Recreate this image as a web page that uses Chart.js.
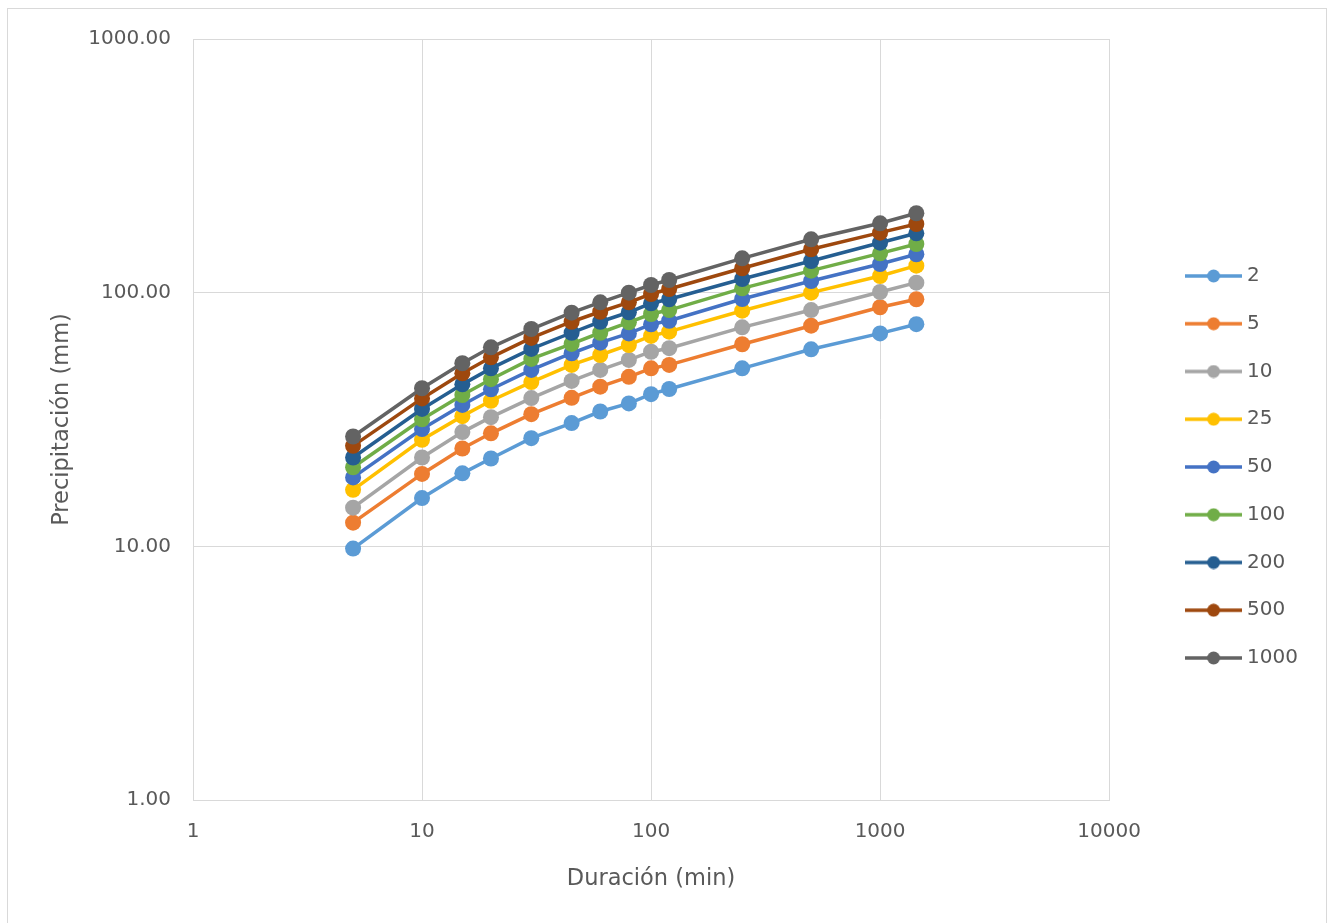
<!DOCTYPE html>
<html>
<head>
<meta charset="utf-8">
<title>Curvas IDF</title>
<script src="https://cdn.jsdelivr.net/npm/chart.js@4.4.1/dist/chart.umd.min.js"></script>
<style>
  html, body { margin: 0; padding: 0; background: #fff; }
  #wrap { position: relative; width: 1327px; height: 923px; }
</style>
</head>
<body>
<div id="wrap"><canvas id="idf"></canvas></div>
<script>
// durations (min) and precipitation (mm) per return period (years)
const durations = [5, 10, 15, 20, 30, 45, 60, 80, 100, 120, 250, 500, 1000, 1440];
const returnPeriods = ['2', '5', '10', '25', '50', '100', '200', '500', '1000'];

const p2    = [9.8, 15.5, 19.4, 22.2, 26.7, 30.6, 34.0, 36.6, 39.8, 41.7, 50.3, 59.8, 69.1, 75.1];
const p5    = [12.4, 19.3, 24.3, 27.9, 33.2, 38.5, 42.6, 46.6, 50.3, 51.9, 62.6, 74.1, 87.6, 94.2];
const p10   = [14.2, 22.4, 28.2, 32.3, 38.4, 44.9, 49.6, 54.3, 58.5, 60.4, 73.0, 85.4, 100.6, 109.5];
const p25   = [16.7, 26.3, 32.6, 37.5, 44.4, 51.9, 56.8, 62.2, 67.5, 70.2, 84.9, 100.0, 116.3, 127.8];
const p50   = [18.7, 29.0, 36.1, 41.6, 49.6, 57.7, 63.5, 69.1, 75.0, 77.5, 94.4, 111.2, 129.7, 141.7];
const p100  = [20.5, 31.7, 39.5, 45.6, 54.8, 62.8, 69.5, 76.4, 82.4, 85.4, 104.0, 122.1, 142.9, 155.5];
const p200  = [22.4, 34.8, 43.5, 50.3, 60.0, 69.5, 76.8, 83.7, 90.8, 94.2, 113.2, 133.3, 157.4, 171.4];
const p500  = [24.9, 38.3, 48.1, 55.6, 66.3, 76.8, 84.1, 91.6, 98.8, 103.4, 124.8, 148.3, 172.4, 186.5];
const p1000 = [27.1, 42.0, 52.7, 60.9, 71.9, 83.4, 91.6, 100.0, 107.2, 112.2, 136.6, 162.3, 187.7, 205.6];

const xTicks = [1, 10, 100, 1000, 10000];
const yTicks = [1, 10, 100, 1000];

const seriesValues = [p2, p5, p10, p25, p50, p100, p200, p500, p1000];
const colors = ['#5B9BD5', '#ED7D31', '#A5A5A5', '#FFC000', '#4472C4', '#70AD47', '#255E91', '#9E480E', '#636363'];

const textColor = '#595959';
const gridColor = '#d9d9d9';
const fontFamily = "'DejaVu Sans', sans-serif";

// little line + dot used as legend symbol
function legendIcon(color) {
  const c = document.createElement('canvas');
  c.width = 57;
  c.height = 14;
  const g = c.getContext('2d');
  g.strokeStyle = color;
  g.lineWidth = 3.3;
  g.beginPath();
  g.moveTo(0, 7);
  g.lineTo(57, 7);
  g.stroke();
  g.fillStyle = color;
  g.beginPath();
  g.arc(28.5, 7, 6.5, 0, Math.PI * 2);
  g.fill();
  return c;
}
const icons = colors.map(legendIcon);

const datasets = returnPeriods.map((label, i) => ({
  label: label,
  data: seriesValues[i].map((v, j) => ({ x: durations[j], y: v })),
  borderColor: colors[i],
  backgroundColor: colors[i],
  pointBackgroundColor: colors[i],
  pointBorderWidth: 0,
  pointRadius: 8,
  pointHoverRadius: 8,
  borderWidth: 3.5,
  tension: 0,
  fill: false,
  order: -i  // longer return periods drawn on top
}));

// white page with the thin chart frame
const frame = {
  id: 'frame',
  beforeDraw(chart) {
    const ctx = chart.ctx;
    ctx.save();
    ctx.fillStyle = '#fff';
    ctx.fillRect(0, 0, chart.width, chart.height);
    ctx.strokeStyle = gridColor;
    ctx.lineWidth = 1;
    ctx.strokeRect(7.5, 8.5, 1319, 930);
    ctx.restore();
  }
};

new Chart(document.getElementById('idf'), {
  type: 'line',
  data: { datasets: datasets },
  plugins: [frame],
  options: {
    responsive: true,
    maintainAspectRatio: false,
    animation: false,
    layout: { padding: { top: 39, bottom: 28, left: 0, right: 19 } },
    plugins: {
      tooltip: { enabled: false },
      legend: {
        position: 'right',
        labels: {
          usePointStyle: true,
          pointStyleWidth: 47,
          padding: 27.75,
          color: textColor,
          font: { family: fontFamily, size: 20 },
          sort: (a, b) => a.datasetIndex - b.datasetIndex,
          generateLabels(chart) {
            const items = Chart.defaults.plugins.legend.labels.generateLabels(chart);
            items.forEach(it => { it.pointStyle = icons[it.datasetIndex]; });
            return items;
          }
        }
      }
    },
    scales: {
      x: {
        type: 'logarithmic',
        min: 1,
        max: 10000,
        afterBuildTicks(s) { s.ticks = xTicks.map(v => ({ value: v })); },
        afterFit(s) { s.height = 95; },
        ticks: {
          color: textColor,
          padding: 20,
          maxRotation: 0,
          font: { family: fontFamily, size: 20 },
          callback: v => String(v)
        },
        grid: { color: gridColor, lineWidth: 1, drawTicks: false },
        border: { color: gridColor },
        title: {
          display: true,
          text: 'Duración (min)',
          color: textColor,
          font: { family: fontFamily, size: 22.5 },
          padding: { top: 0, bottom: 2.5 }
        }
      },
      y: {
        type: 'logarithmic',
        min: 1,
        max: 1000,
        afterBuildTicks(s) { s.ticks = yTicks.map(v => ({ value: v })); },
        afterFit(s) { s.width = 193; },
        ticks: {
          color: textColor,
          padding: 22,
          font: { family: fontFamily, size: 20 },
          callback: v => Number(v).toFixed(2)
        },
        grid: { color: gridColor, lineWidth: 1, drawTicks: false },
        border: { color: gridColor },
        title: {
          display: true,
          text: 'Precipitación (mm)',
          color: textColor,
          font: { family: fontFamily, size: 22.5 },
          padding: { top: 48.5, bottom: 0 }
        }
      },
      // empty strip between plot area and legend
      gap: {
        type: 'linear',
        position: 'right',
        display: true,
        ticks: { display: false },
        grid: { display: false },
        border: { display: false },
        afterFit(s) { s.width = 53.25; }
      }
    }
  }
});
</script>
</body>
</html>
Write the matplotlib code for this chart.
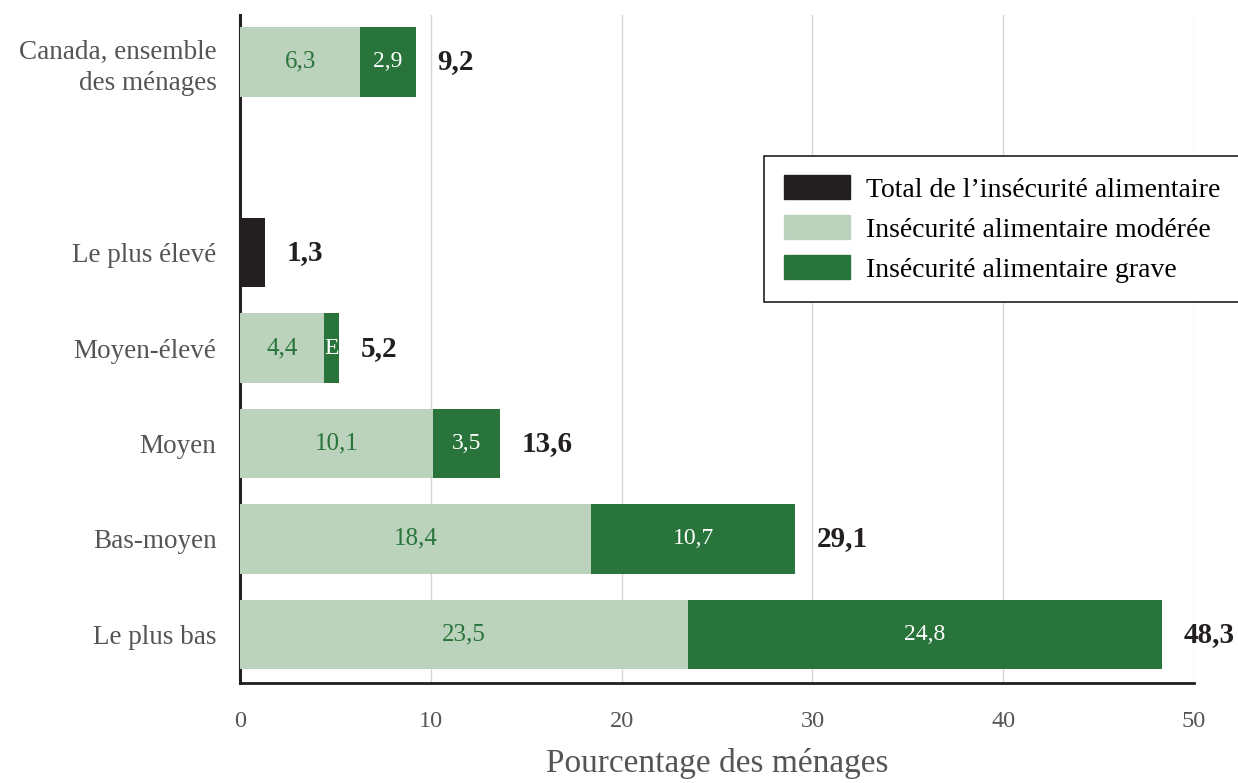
import matplotlib
matplotlib.use("Agg")
import matplotlib.pyplot as plt
from matplotlib.patches import Patch

plt.rcParams["font.family"] = ["Liberation Serif", "DejaVu Serif"]

# data
categories = ["Canada, ensemble\ndes ménages", "Le plus élevé", "Moyen-élevé",
              "Moyen", "Bas-moyen", "Le plus bas"]
ypos = [6, 4, 3, 2, 1, 0]
moderate = [6.3, 0, 4.4, 10.1, 18.4, 23.5]
severe = [2.9, 0, 0.8, 3.5, 10.7, 24.8]
severe_labels = ["2,9", "", "E", "3,5", "10,7", "24,8"]
total_only = [0, 1.3, 0, 0, 0, 0]
totals = [9.2, 1.3, 5.2, 13.6, 29.1, 48.3]

BLACK = "#231f20"
LIGHT = "#bbd2bd"
DARK = "#29743a"
GREY = "#555555"

fig = plt.figure(figsize=(12.38, 7.83), dpi=100)
ax = fig.add_axes([0.1939, 0.1277, 0.7706, 0.8531])

h = 0.73
ax.barh(ypos, total_only, height=h, color=BLACK, zorder=3)
ax.barh(ypos, moderate, height=h, color=LIGHT, zorder=3)
ax.barh(ypos, severe, left=moderate, height=h, color=DARK, zorder=3)

for y, m, s, sl, t in zip(ypos, moderate, severe, severe_labels, totals):
    if m > 0:
        ax.text(m / 2, y, f"{m:.1f}".replace(".", ","), ha="center", va="center",
                color=DARK, fontsize=18, zorder=4)
    if s > 0:
        ax.text(m + s / 2, y, sl, ha="center", va="center", color="white",
                fontsize=17, zorder=4)
    ax.text(t + 1.15, y, f"{t:.1f}".replace(".", ","), ha="left", va="center",
            color=BLACK, fontsize=21, fontweight="bold", zorder=4)

ax.set_xlim(0, 50)
ax.set_ylim(-0.51, 6.49)
ax.set_yticks(ypos, categories, fontsize=19.5, color=GREY, linespacing=1.35)
ax.set_xticks(range(0, 51, 10))
ax.tick_params(axis="x", length=0, pad=20, labelsize=17.5, labelcolor=GREY)
ax.tick_params(axis="y", length=0, pad=17)
for lab in ax.get_yticklabels():
    lab.set_horizontalalignment("right")
ax.xaxis.grid(True, color="#d4d4d4", lw=1, zorder=0)
ax.set_axisbelow(True)
ax.spines[["top", "right"]].set_visible(False)
ax.spines["left"].set_linewidth(2.2)
ax.spines["bottom"].set_linewidth(2)
ax.spines["left"].set_color(BLACK)
ax.spines["bottom"].set_color(BLACK)
ax.set_xlabel("Pourcentage des ménages", fontsize=24, color=GREY, labelpad=12)

handles = [Patch(color=BLACK, label="Total de l\u2019insécurité alimentaire"),
           Patch(color=LIGHT, label="Insécurité alimentaire modérée"),
           Patch(color=DARK, label="Insécurité alimentaire grave")]
leg = ax.legend(handles=handles, loc="upper left", bbox_to_anchor=(0.535, 0.81),
                fontsize=20, fancybox=False, edgecolor=BLACK, framealpha=1,
                handlelength=2.4, handleheight=0.95, handletextpad=0.55,
                labelspacing=0.45, borderpad=0.7)
leg.get_frame().set_linewidth(1.2)

fig.savefig("out.png", dpi=100)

-- What you have to do --
Copy out every line with the word "matplotlib".

-- Response to this task --
Write the matplotlib code for this chart.
import matplotlib
matplotlib.use("Agg")
import matplotlib.pyplot as plt
from matplotlib.patches import Patch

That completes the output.